King Crimson

Glasgow Royal Concert Hall

Keith Bruce

four stars

STRIKINGLY unlikely though it is, this eight-piece incarnation of Robert Fripp’s prog-rock band, half a century on from King Crimson’s inception, is shaping up to be the most stable and established of its existence. And although everyone on stage is prodigiously talented, and encouraged to demonstrate their virtuosity, there is still no doubt who is calling the shots, notoriously taxing band-leader that he is.

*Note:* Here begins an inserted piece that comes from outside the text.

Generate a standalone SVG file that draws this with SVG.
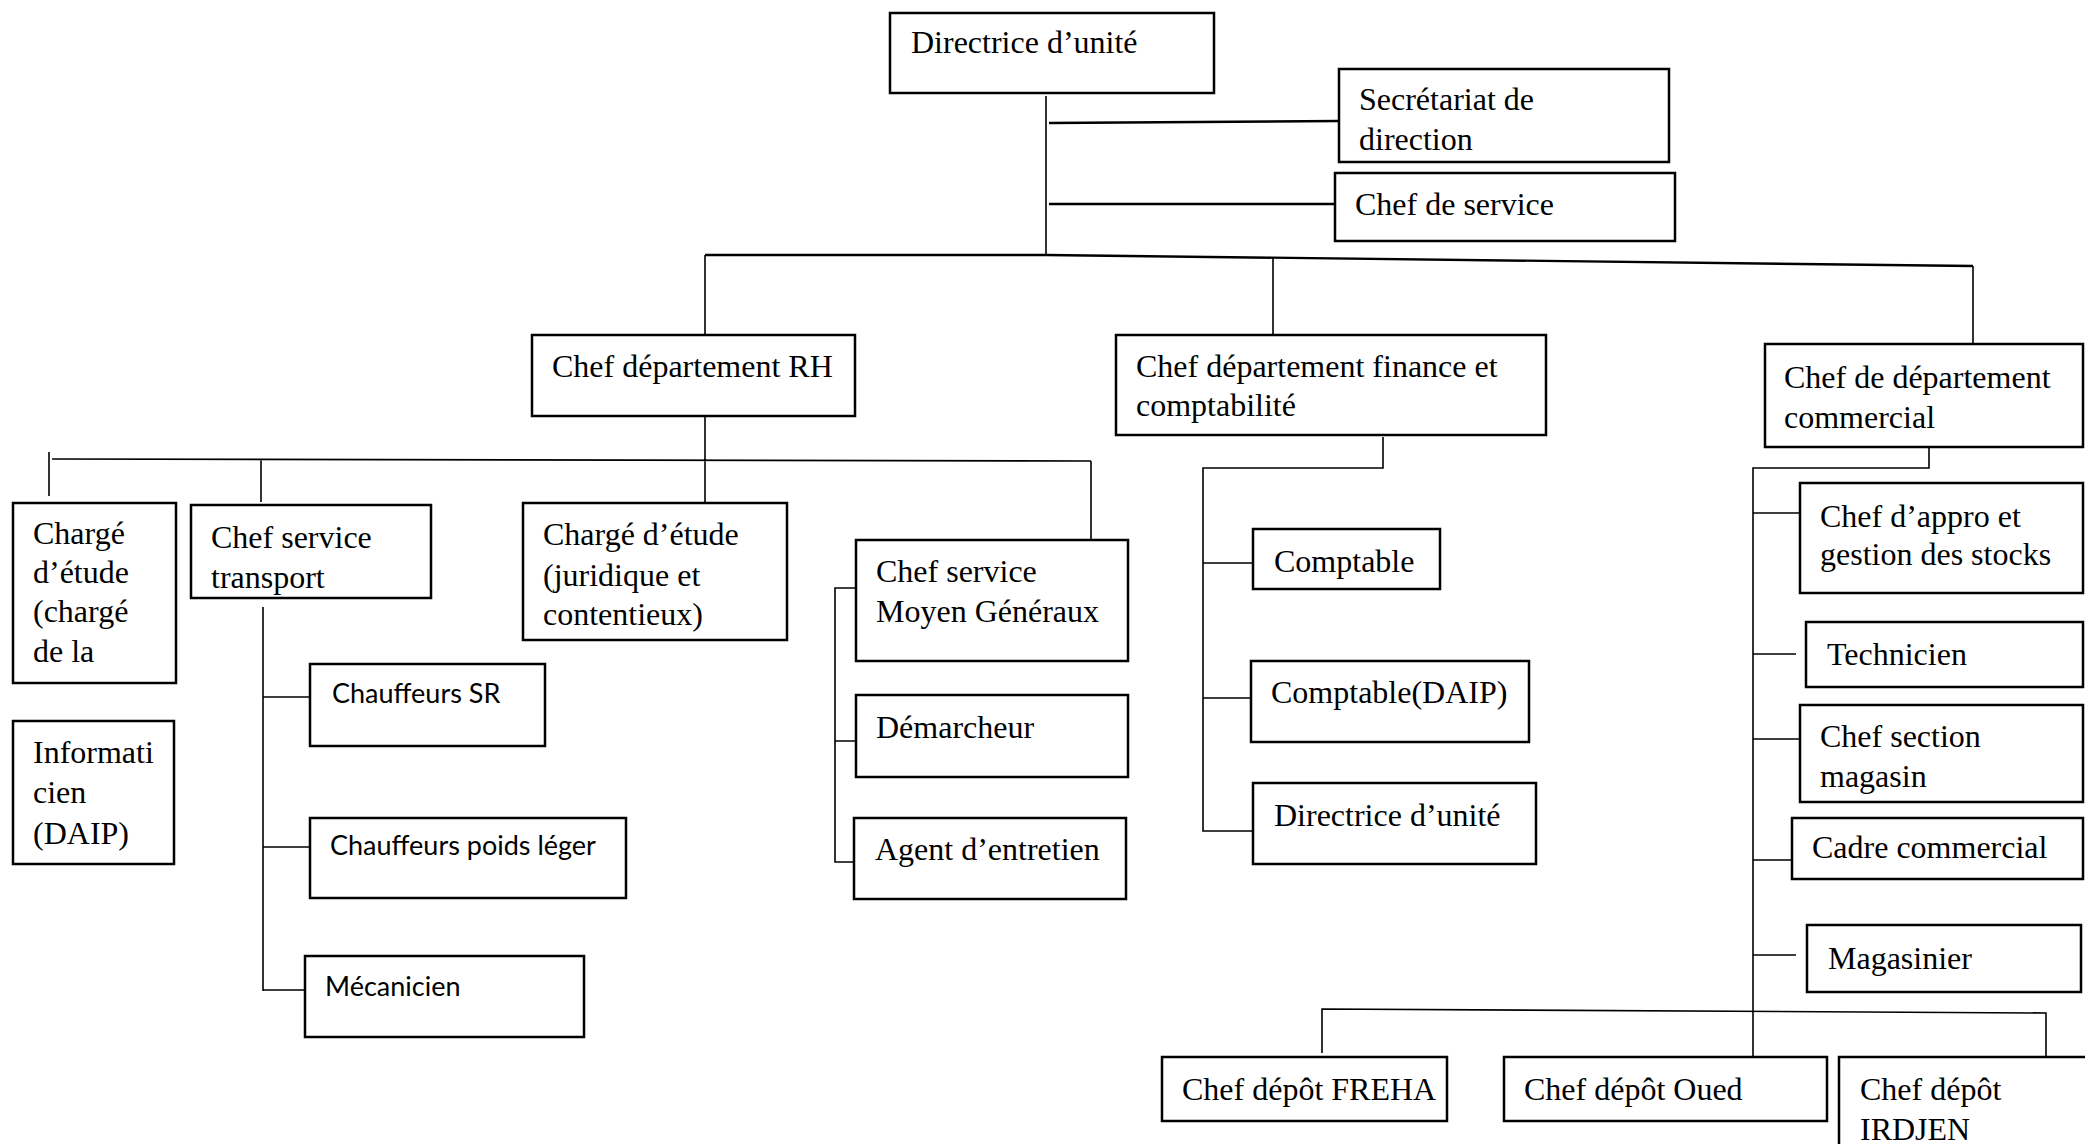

Behind his Les Paul guitar and sampling keyboard, this Fripp is still perched on a stool watching like a hawk, although he occasionally cracks a smile these days. Arrayed to his right are guitarist and vocalist Jakko Jakszyk, Bill Rieflin on keyboards, bassist Tony Levin and Mel Collins on saxes and flutes, while in front are the three drum kits of Pat Mastelotto, Jeremy Stacey, and Gavin Harrison. Whatever brought about this radical approach to revisiting the group’s extensive back catalogue – and it has developed over the past few years – it was inspired, and the octet now ranges over the entire output of a band whose music has dated much less than many of its contemporaries with something approaching relaxed ease.

Of all the ingredients, Pete Sinfield’s lyrics on the earliest songs are most obviously of their time, and the singing of Jakszyk is never Greg Lake, John Wetton or Adrian Belew, even if he can match Fripp note for note on the fretboard. There are some small technical glitches – notably with the amplification of the band-leader’s guitar at the start – and the meshing of the drummers, while pretty much flawless on the material played after the interval, occasionally came slightly unstuck earlier.

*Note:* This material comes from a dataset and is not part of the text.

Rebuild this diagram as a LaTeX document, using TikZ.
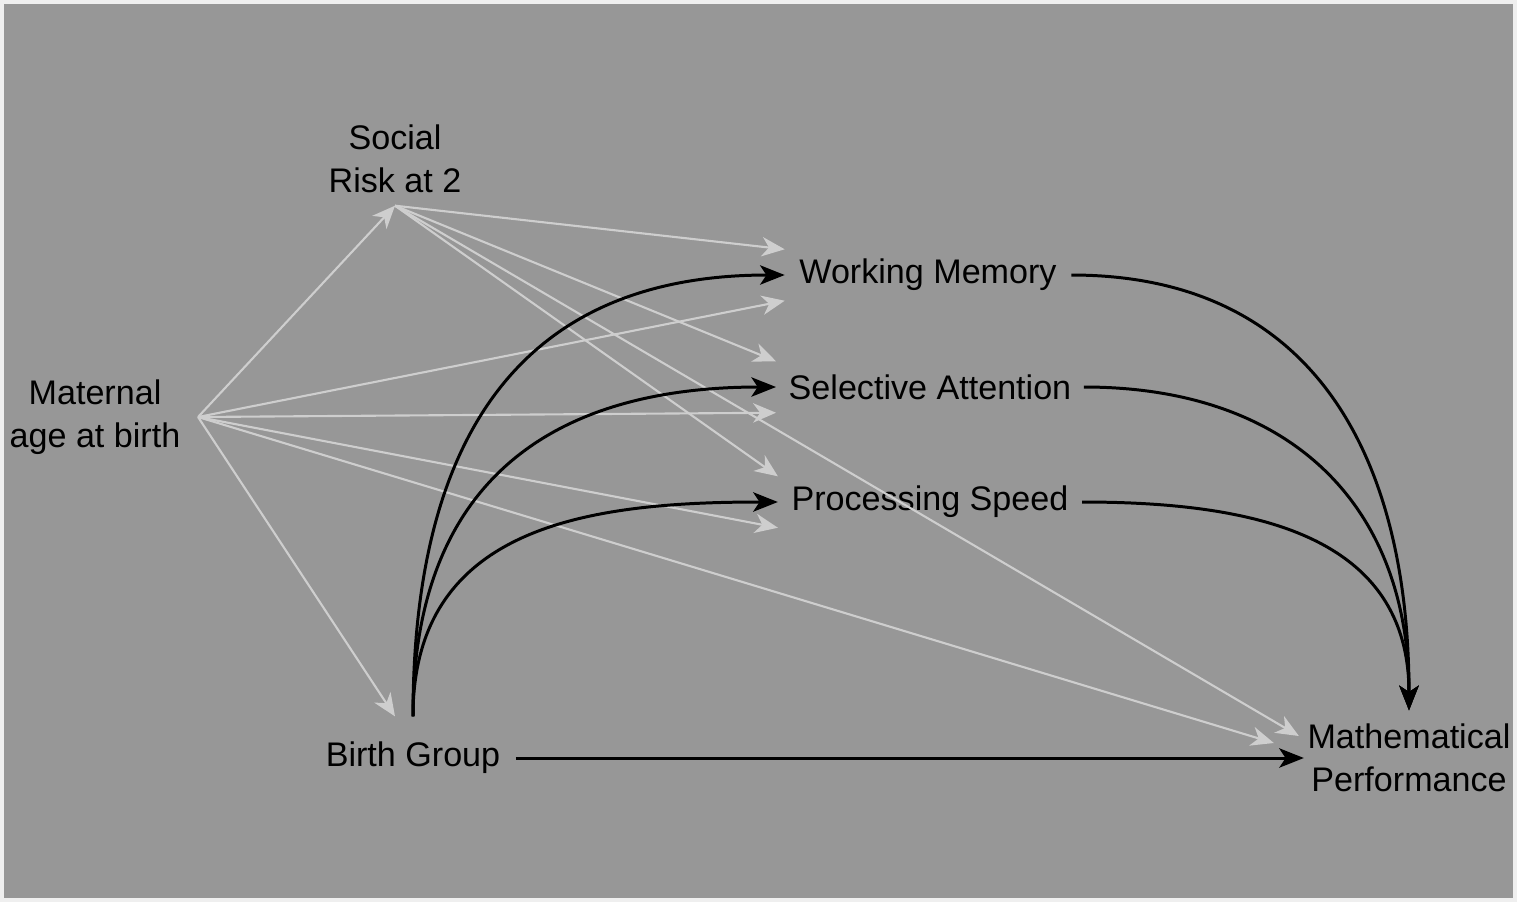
\documentclass[tikz,border=0pt]{standalone}
\usepackage{fontspec}
\setmainfont{Liberation Sans}
\usetikzlibrary{arrows.meta}

\definecolor{paneGray}{RGB}{151,151,151}
\definecolor{faintLine}{RGB}{206,206,206}

\tikzset{
  var/.style={align=center, inner sep=0pt, font=\fontsize{9.7}{12.2}\selectfont},
  weak/.style={draw=faintLine, line width=0.6pt, -{Stealth[length=6.5pt,width=5.5pt,inset=2pt]}},
  strong/.style={draw=black, line width=0.85pt, -{Stealth[length=7pt,width=5.5pt,inset=1.8pt]}},
}

\begin{document}
\begin{tikzpicture}[x=0.01cm, y=-0.01cm]
        \fill[white!85!paneGray] (0,0) rectangle (1517,902);
        \fill[paneGray] (4,4) rectangle (1513,898);
        \useasboundingbox (0,0) rectangle (1517,902);

        \node[var, inner xsep=0.17cm] (mat) at (95,417) {Maternal\\age at birth};
        \node[var, inner ysep=0.12cm] (soc) at (395,159) {Social\\Risk at 2};
        \node[var, inner xsep=0.15cm, inner ysep=0.25cm] (bg) at (413,758) {Birth Group};
        \node[var, inner xsep=0.14cm, minimum height=0.5cm] (wm) at (928,275) {Working Memory};
        \node[var, inner xsep=0.12cm, minimum height=0.5cm] (sa) at (930,387) {Selective Attention};
        \node[var, inner xsep=0.13cm, minimum height=0.5cm] (ps) at (930,502) {Processing Speed};
        \node[var, inner xsep=0.03cm, inner ysep=0.13cm] (mp) at (1409,758) {Mathematical\\Performance};

        % maternal age paths
        \draw[weak] (mat.east) -- (soc.south);
        \draw[weak] (mat.east) -- ([xshift=-0.18cm]bg.north);
        \draw[weak] (mat.east) -- (wm.south west);
        \draw[weak] (mat.east) -- (sa.south west);
        \draw[weak] (mat.east) -- (ps.south west);
        \draw[weak] (mat.east) -- ([xshift=-0.3cm,yshift=0.15cm]mp.west);

        % social risk paths
        \draw[weak] (soc.south) -- (wm.north west);
        \draw[weak] (soc.south) -- (sa.north west);
        \draw[weak] (soc.south) -- (ps.north west);
        \draw[weak] (soc.south) -- ([xshift=-0.05cm,yshift=0.22cm]mp.west);

        % birth group paths
        \draw[strong] (bg.north) to[out=90, in=180, looseness=1.2] (wm.west);
        \draw[strong] (bg.north) to[out=90, in=180, looseness=1.2] (sa.west);
        \draw[strong] (bg.north) to[out=90, in=180, looseness=1.15] (ps.west);
        \draw[strong] (bg.east) -- (mp.west);

        % mediators to outcome
        \draw[strong] (wm.east) to[out=0, in=90, looseness=1.15] (mp.north);
        \draw[strong] (sa.east) to[out=0, in=90, looseness=1.15] (mp.north);
        \draw[strong] (ps.east) to[out=0, in=90, looseness=1.15] (mp.north);
      \end{tikzpicture}
\end{document}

But crucially, in an age of all sorts of digital assistance and from a stage festooned with technology, every note is blisteringly, searingly, live in its crystalline clarity, every note traceable to its originator, no matter the complexity of the ensemble sound.

Fripp, Levin and Harrison all added superbly musical solos, but it is Collins who has most room to improvise amid the immaculate arrangements, and he was on absolutely stellar form, adding a quotation from I Belong to Glasgow to one of his first excursions and Duke Ellington’s Take the A Train to one of the last.